- Capture of Bandon: Part of Williamite War in Ireland
| Date | February–March 1689 |
| Location | Bandon, County Cork, Ireland |
| Result | Jacobite victory |

Belligerents
- Williamites: Jacobites

Commanders and leaders
- Unknown: Justin McCarthy

Strength
- Unknown: Unknown

Casualties and losses
- Light: Light

= Capture of Bandon =

1689 capture of Bandon, Ireland from Protestants

The Capture of Bandon occurred in 1689 when the town of Bandon in County Cork, Ireland was forcibly seized from its rebellious Protestant inhabitants by force of Irish Army troops under Justin McCarthy. The skirmishing at the town took place during the early stages of the Williamite War in Ireland. The Jacobite success at Bandon helped suppress any chance of a general Munster uprising against the rule of James II similar to that which occurred in Ulster the same year. The slogan "No Surrender!" is believed to have been first used at Bandon and subsequently taken up, more famously, by the defenders at the Siege of Derry the same year.

==Background==
In 1685, the Catholic James II had come to the throne. This led to a sharp reversal of government policy in Ireland, which had previously favoured the Protestant inhabitants. This was quickly changed by James' representative Richard Talbot, 1st Earl of Tyrconnell. Under Tyrconnell's administration, the army and civil government were mostly purged by Protestants, who were replaced by Catholics. In Bandon, the previous town burgesses were replaced by Catholic nominees.

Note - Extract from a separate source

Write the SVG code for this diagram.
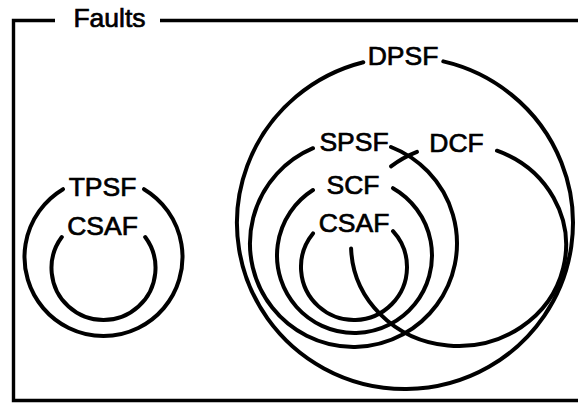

Tyrconnell's actions led to a growing hostility amongst the Protestant inhabitants across the island towards the King and his Irish government. Bandon was a historic centre of Protestants, dating back to the Plantation of Munster in the Elizabethan era and was a natural focus of dissent against James's rule. In 1688, a similar opposition in England led to the Glorious Revolution, in which William III successfully invaded with a Dutch Army. Many Protestants now believed William to be their rightful King while Catholics, and some Protestants, remained loyal to James. During the growing turmoil, many rural County Cork Protestants came to shelter in Bandon.

==Uprising==
Fearing a potential outbreak of rebellion in Bandon would occur, the government sent a detachment of the Irish Army under Captain Daniel O'Neill to take the town. They reportedly entered on a Sunday morning while the inhabitants were attending church services. The following day on the 24th of February, sometimes referred to as "Black Monday", the townspeople rose and attacked the soldiers. Various sources say between three and eight of the redcoats were killed and the remainder were driven out of the town. Using their captured weapons, the Protestants then made an effort to prepare Bandon to withstand an assault.

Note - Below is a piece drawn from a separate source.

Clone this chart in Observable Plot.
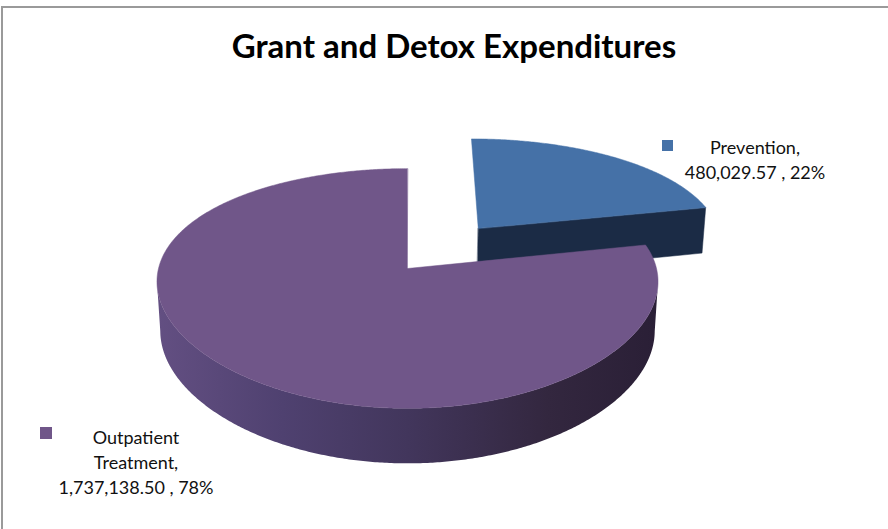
<!DOCTYPE html>
<html>
<head>
<meta charset="utf-8">
<script src="https://cdn.jsdelivr.net/npm/d3@7"></script>
<script src="https://cdn.jsdelivr.net/npm/@observablehq/plot@0.6"></script>
<style>
  html, body { margin: 0; padding: 0; background: #fff; }
  #wrap { position: relative; width: 888px; height: 529px; overflow: hidden; font-family: Lato, "Open Sans", sans-serif; }
  #frame { position: absolute; left: 1px; top: 6px; right: -4px; bottom: -4px; border-top: 2px solid #9a9a9a; border-left: 2px solid #9a9a9a; }
  #title { position: absolute; left: 20px; width: 868px; top: 25px; text-align: center; font-weight: 700; font-size: 33px; line-height: 40px; color: #000; }
  .lab { position: absolute; text-align: center; font-size: 18px; line-height: 25px; color: #111; }
  .sq { position: absolute; width: 11px; height: 11px; }
  #chart { position: absolute; left: 0; top: 0; }
</style>
</head>
<body>
<div id="wrap">
  <div id="chart"></div>
  <div id="frame"></div>
  <div id="title"></div>
  <div class="sq" id="sq0"></div>
  <div class="lab" id="lab0"></div>
  <div class="sq" id="sq1"></div>
  <div class="lab" id="lab1"></div>
</div>
<script>
// ---- data ----
const categories = ["Prevention", "Outpatient Treatment"];
const values = [480029.57, 1737138.50];
const valueLabels = ["480,029.57", "1,737,138.50"];
const percentLabels = ["22%", "78%"];
const explode = [0.47, 0];
const topColors = ["#4571A7", "#705689"];
const sideColors = ["#1B2B45", "url(#purpleSide)"];
const titleText = "Grant and Detox Expenditures";

// ---- 3D projection of the pie (unit radius disk, thickness H) ----
const R = 249, D = 5.3, Dx = 8, tilt = 27.9 * Math.PI / 180;
const s = Math.sin(tilt), c = Math.cos(tilt), H = 0.226;
function proj(u, v, z) {
  const depth = D + v * c - z * s;
  const depthX = Dx + v * c - z * s;
  return {x: R * Dx * u / depthX, y: R * D * (v * s + z * c) / depth};
}

const arcs = d3.pie().sort(null).value(d => d)(values);
const deg = Math.PI / 180;

const tops = [], walls = [], sides = [];
arcs.forEach((a, i) => {
  const m = (a.startAngle + a.endAngle) / 2;
  const ox = explode[i] * Math.sin(m), oy = explode[i] * Math.cos(m);
  const rim = (ang, z) => proj(ox + Math.sin(ang), oy + Math.cos(ang), z);
  const ctr = z => proj(ox, oy, z);
  // top face
  const id = "top" + i;
  tops.push({...ctr(0), id, slice: i});
  const n = Math.max(2, Math.ceil((a.endAngle - a.startAngle) / (0.5 * deg)));
  const angs = [];
  for (let k = 0; k <= n; k++) angs.push(a.startAngle + (a.endAngle - a.startAngle) * k / n);
  angs.forEach(ang => tops.push({...rim(ang, 0), id, slice: i}));
  // front radial wall at the end angle (faces the viewer for the exploded slice)
  if (i === 0) {
    const ang = a.endAngle;
    [ctr(0), rim(ang, 0), rim(ang, -H), ctr(-H)].forEach(p => walls.push({...p, id: "w" + i, slice: i}));
  }
  // outer curved wall between the screen silhouettes (front half of the rim)
  const front = angs.filter(ang => Math.cos(ang) < 0);
  if (front.length > 1) {
    const xs = angs.map(ang => rim(ang, 0).x);
    const iMin = d3.minIndex(xs), iMax = d3.maxIndex(xs);
    const lo = Math.min(iMin, iMax), hi = Math.max(iMin, iMax);
    const seg = angs.slice(lo, hi + 1);
    const sid = "side" + i;
    seg.forEach(ang => sides.push({...rim(ang, 0), id: sid, slice: i}));
    seg.slice().reverse().forEach(ang => sides.push({...rim(ang, -H), id: sid, slice: i}));
  }
});

const chart = Plot.plot({
  width: 888,
  height: 529,
  margin: 0,
  x: {domain: [-407, 888 - 407], axis: null},
  y: {domain: [268 - 529, 268], axis: null},
  style: {background: "transparent"},
  marks: [
    // Prevention (exploded, at the back)
    Plot.line(walls.filter(d => d.slice === 0), {x: "x", y: "y", z: "id", curve: "linear-closed", fill: sideColors[0], stroke: sideColors[0], strokeWidth: 0.5}),
    Plot.line(tops.filter(d => d.slice === 0), {x: "x", y: "y", z: "id", curve: "linear-closed", fill: topColors[0], stroke: topColors[0], strokeWidth: 0.5}),
    // Outpatient Treatment
    Plot.line(sides.filter(d => d.slice === 1), {x: "x", y: "y", z: "id", curve: "linear-closed", fill: sideColors[1], stroke: "none"}),
    Plot.line(tops.filter(d => d.slice === 1), {x: "x", y: "y", z: "id", curve: "linear-closed", fill: topColors[1], stroke: topColors[1], strokeWidth: 0.5})
  ]
});
// gradient used for the curved side of the big slice
const ns = "http://www.w3.org/2000/svg";
const defs = document.createElementNS(ns, "defs");
defs.innerHTML = '<linearGradient id="purpleSide" x1="0" y1="0" x2="1" y2="0">' +
  '<stop offset="0" stop-color="#634f82"/>' +
  '<stop offset="0.25" stop-color="#4f4170"/>' +
  '<stop offset="0.5" stop-color="#42365c"/>' +
  '<stop offset="0.78" stop-color="#33273f"/>' +
  '<stop offset="1" stop-color="#2a1f36"/>' +
  '</linearGradient>';
chart.insertBefore(defs, chart.firstChild);
document.getElementById("chart").appendChild(chart);

// ---- text ----
document.getElementById("title").textContent = titleText;
const sq0 = document.getElementById("sq0");
sq0.style.cssText += "left:662px;top:140px;background:" + topColors[0];
const lab0 = document.getElementById("lab0");
lab0.style.cssText += "left:655px;width:200px;top:135px;";
lab0.innerHTML = categories[0] + ",<br>" + valueLabels[0] + " , " + percentLabels[0];
const sq1 = document.getElementById("sq1");
sq1.style.cssText += "left:40px;top:427px;width:12px;height:12px;background:" + topColors[1];
const lab1 = document.getElementById("lab1");
lab1.style.cssText += "left:36px;width:200px;top:425px;";
const parts = categories[1].split(" ");
lab1.innerHTML = parts[0] + "<br>" + parts[1] + ",<br>" + valueLabels[1] + " , " + percentLabels[1];
</script>
</body>
</html>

Having received word about the growing rebellion in the county, Tyrconnell in Dublin had already dispatched six companies of infantry under Justin McCarthy, an experienced Irish Catholic soldier. Instead of immediately assaulting Bandon, McCarthy had first seized nearby Cork, another major centre of Protestants in the south of the country, and clamped down on other potential dissidents. He then proceeded to Bandon with his troops, plus some cavalry and artillery. Although they had previously hung out a banner proclaiming "No Surrender", the defenders negotiated a surrender in exchange for generous conditions. Despite the usual punishment for rebellion being death, the town corporation was fined £1,000 and the walls were ordered to be demolished.

The comparatively light terms imposed on the town were part of a wider attempt by King James to convince Protestants of his goodwill towards them. It angered more hardline Catholics, including McCarthy's nephew Lord Clancarty, who wanted a harsher punishment for the rebels.

==Aftermath==
The fighting at Bandon was part of a succession of defeats of locally raised Protestant troops both across Munster (at Castlemartyr) and Ireland as a whole, with the Ulster-raised Army of the North suffering heavy defeats at the Break of Dromore and the Battle of Cladyford. The advance of the mainly Catholic Jacobite Army was halted by the successful Protestant Defence of Enniskillen and Derry. The arrival of large-scale reinforcements under Marshal Schomberg and King William reversed the tide, and Dublin was captured following the Battle of the Boyne in 1690. The same year, Bandon was re-taken by Protestant forces following Marlborough's successful Siege of Cork. The walls were not rebuilt, as they were becoming increasingly militarily obsolete.

==Bibliography==
- Childs, John. The Williamite Wars in Ireland. Bloomsbury Publishing, 2007.
- Wauchope, Piers. Patrick Sarsfield and the Williamite War. Irish Academic Press, 1992.